The benefits of expanded markets resonate throughout the exhibitor side, as well. "Our company has been coming to this Show for many years," noted PPG Senior Manager Business Solutions/Industry Relations Domenic Brusco, "primarily as a well-received provider of custom finishes for hot rods, motorcycles and other specialty vehicles. The traction that is growing in the collision repair section—which I think can be attributed in part to the work SCRS has done to build the industry's identity at the Show—is great for us because it also gives us the opportunity to connect with our collision refinish business customers. It's a nice synergy."
SEMA also exhibits a set of intangibles that adds to its allure. "The Show brings together everyone that is an auto enthusiast, which makes it unique," said Jeff Kern, president of Car-O-Liner, another company that has increased its booth size every year and was one of the first collision repair vendors to host a booth on the SEMA Show floor. "Attendees get a sense of 'we are all in this together' and feel a part of a greater automotive-related whole, perhaps, they never would have gotten to experience otherwise."
SCRS Board Member Kye Yeung likewise sees benefit in the distinctive nature of the Show. "Because the SEMA Show includes all auto-related businesses, it provides a kind of neutral background which, for some reason, seems to encourage networking between shop owners," he said. "I guess you could say it takes us out of the day-to-day mindset we fall into as we are grinding away in the trenches, so we can look at our competitors more objectively and appreciate what they have to offer."
Top-notch education of the type SCRS provides through RDE is yet another reason repairers find the Show compelling—explaining why so many collision repair vendors have stepped up to support the program. Simply put, RDE attracts collision repair professionals to the North Hall, placing exhibitors in close proximity to the prospects that can best benefit from what they have to offer.

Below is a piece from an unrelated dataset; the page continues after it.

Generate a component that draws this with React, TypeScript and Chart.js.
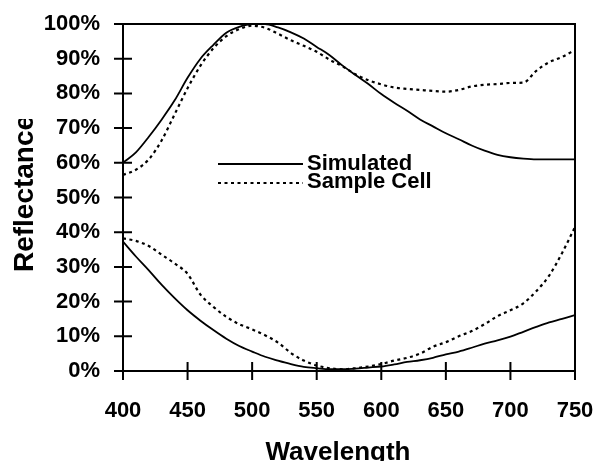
import React, { useEffect, useRef } from "react";
import { Chart, registerables } from "chart.js";

Chart.register(...registerables);

const wavelengths = [400, 410, 420, 430, 440, 450, 460, 470, 480, 490, 500, 510, 520, 530, 540, 550, 560, 570, 580, 590, 600, 610, 620, 630, 640, 650, 660, 670, 680, 690, 700, 710, 720, 730, 740, 750];

const simulatedHigh = [60, 63, 67.5, 72.5, 78, 84.5, 90, 94, 97.5, 99.2, 100, 100, 99, 97.6, 95.8, 93.4, 91, 88, 85.3, 82.7, 79.8, 77.3, 75, 72.5, 70.5, 68.5, 66.8, 65, 63.5, 62.3, 61.6, 61.2, 61, 61, 61, 61];
const sampleHigh = [56.5, 58, 61, 66.5, 74, 81.5, 88, 93, 96.5, 98.5, 99.5, 98.9, 97.2, 95.3, 93.7, 92, 89.7, 87.8, 85.5, 83.8, 82.6, 81.7, 81.3, 81, 80.7, 80.5, 81, 82, 82.5, 82.7, 83, 83.1, 86.5, 89, 90.5, 92.5];
const simulatedLow = [37.3, 33, 29, 24.8, 21, 17.5, 14.5, 11.8, 9.3, 7.2, 5.6, 4.1, 3, 2, 1.2, 0.8, 0.5, 0.5, 0.7, 1, 1.3, 1.9, 2.6, 3.1, 3.8, 4.8, 5.6, 6.7, 7.9, 8.8, 9.9, 11.3, 12.7, 14, 15, 16.1];
const sampleLow = [38.2, 37.5, 36, 33.5, 31, 28, 22, 18.5, 15.6, 13.5, 12, 10.3, 8.2, 5.2, 3, 1.6, 0.8, 0.5, 0.8, 1.3, 2, 3, 3.8, 5, 7, 8.3, 10, 11.5, 13.5, 15.8, 17.5, 19.5, 23, 27.5, 34, 41.5];

const xTicks = [400, 450, 500, 550, 600, 650, 700, 750];
const yTicks = [0, 10, 20, 30, 40, 50, 60, 70, 80, 90, 100];
const legendLabels = ["Simulated", "Sample Cell"];
const xTitle = "Wavelength";
const yTitle = "Reflectance";

const FONT = "'Liberation Sans', Arial, sans-serif";
const DASH = [3, 3.5];

const toPoints = (ys: number[]) => wavelengths.map((x, i) => ({ x, y: ys[i] }));

const decorPlugin = {
  id: "decor",
  afterDraw(chart: any) {
    const { ctx, chartArea, scales } = chart;
    const { left, right, top, bottom } = chartArea;
    ctx.save();
    ctx.strokeStyle = "#000";
    ctx.fillStyle = "#000";
    ctx.lineWidth = 2;
    ctx.setLineDash([]);
    ctx.strokeRect(left, top, right - left, bottom - top);
    // crossing ticks
    ctx.beginPath();
    yTicks.forEach((v) => {
      const y = scales.y.getPixelForValue(v);
      ctx.moveTo(left - 9, y);
      ctx.lineTo(left + 9, y);
    });
    xTicks.forEach((v) => {
      const x = scales.x.getPixelForValue(v);
      ctx.moveTo(x, bottom - 9);
      ctx.lineTo(x, bottom + 9);
    });
    ctx.stroke();

    // legend
    const lx0 = left + 95;
    const lx1 = left + 180;
    const ly = [top + 140, top + 159];
    ctx.lineWidth = 1.8;
    ctx.beginPath();
    ctx.moveTo(lx0, ly[0]);
    ctx.lineTo(lx1, ly[0]);
    ctx.stroke();
    ctx.lineWidth = 2;
    ctx.setLineDash(DASH);
    ctx.beginPath();
    ctx.moveTo(lx0, ly[1]);
    ctx.lineTo(lx1, ly[1]);
    ctx.stroke();
    ctx.setLineDash([]);
    ctx.font = `bold 22px ${FONT}`;
    ctx.textAlign = "left";
    ctx.textBaseline = "alphabetic";
    ctx.fillText(legendLabels[0], lx1 + 4, ly[0] + 6);
    ctx.fillText(legendLabels[1], lx1 + 4, ly[1] + 5);

    // x title
    ctx.font = `bold 26px ${FONT}`;
    ctx.textAlign = "center";
    ctx.fillText(xTitle, 338, 460);

    // y title (clipped at top like the reference)
    ctx.save();
    ctx.beginPath();
    ctx.rect(0, 119, 60, 200);
    ctx.clip();
    ctx.translate(33, 193.5);
    ctx.rotate(-Math.PI / 2);
    ctx.font = `bold 28px ${FONT}`;
    ctx.textAlign = "center";
    ctx.fillText(yTitle, 0, 0);
    ctx.restore();

    ctx.restore();
  },
};

export default function App() {
  const ref = useRef<HTMLCanvasElement | null>(null);
  useEffect(() => {
    if (!ref.current) return;
    const solid = { borderColor: "#000", borderWidth: 1.8, pointRadius: 0, cubicInterpolationMode: "monotone" as const, fill: false };
    const dotted = { ...solid, borderWidth: 2.2, borderDash: DASH };
    const chart = new Chart(ref.current, {
      type: "line",
      data: {
        datasets: [
          { label: legendLabels[0], data: toPoints(simulatedHigh), ...solid },
          { label: legendLabels[1], data: toPoints(sampleHigh), ...dotted },
          { label: legendLabels[0] + " low", data: toPoints(simulatedLow), ...solid },
          { label: legendLabels[1] + " low", data: toPoints(sampleLow), ...dotted },
        ],
      },
      options: {
        animation: false,
        responsive: true,
        maintainAspectRatio: false,
        layout: { padding: { left: 0, top: 24, right: 20, bottom: 0 } },
        plugins: { legend: { display: false }, tooltip: { enabled: false } },
        scales: {
          x: {
            type: "linear",
            min: 400,
            max: 750,
            afterBuildTicks: (s: any) => {
              s.ticks = xTicks.map((v) => ({ value: v }));
            },
            afterFit: (s: any) => {
              s.height = 90;
              s.paddingLeft = 0;
              s.paddingRight = 0;
            },
            grid: { display: false, drawTicks: false, tickLength: 0 },
            border: { display: false },
            ticks: {
              color: "#000",
              font: { family: FONT, size: 22, weight: "bold" },
              padding: 27,
              maxRotation: 0,
              autoSkip: false,
            },
          },
          y: {
            type: "linear",
            min: 0,
            max: 100,
            afterBuildTicks: (s: any) => {
              s.ticks = yTicks.map((v) => ({ value: v }));
            },
            afterFit: (s: any) => {
              s.width = 123;
              s.paddingTop = 0;
              s.paddingBottom = 0;
            },
            grid: { display: false, drawTicks: false, tickLength: 0 },
            border: { display: false },
            ticks: {
              color: "#000",
              font: { family: FONT, size: 22, weight: "bold" },
              padding: 23,
              autoSkip: false,
              callback: (v: any) => `${v}%`,
            },
          },
        },
      },
      plugins: [decorPlugin],
    });
    return () => chart.destroy();
  }, []);
  return (
    <div style={{ position: "absolute", left: 0, top: 0, width: 595, height: 461, background: "#fff" }}>
      <canvas ref={ref} />
    </div>
  );
}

Conversely, the SEMA Show has proven to be the perfect venue for education of RDE's ambitious scope. "It works both ways," explained SCRS Executive Director Aaron Schulenburg. "The energy this Show generates carries over to how people perceive our curriculum, to which or healthy enrollment numbers will attest. And it's satisfying—and frankly humbling—to hear the success of RDE translates into success for collision repair exhibitors, including RDE's sponsors that provided significant financial support for the program. We extend our deepest thanks to the sponsoring companies, who by their actions demonstrate their understanding of the need for quality education. The SEMA Show is on the rise, no question."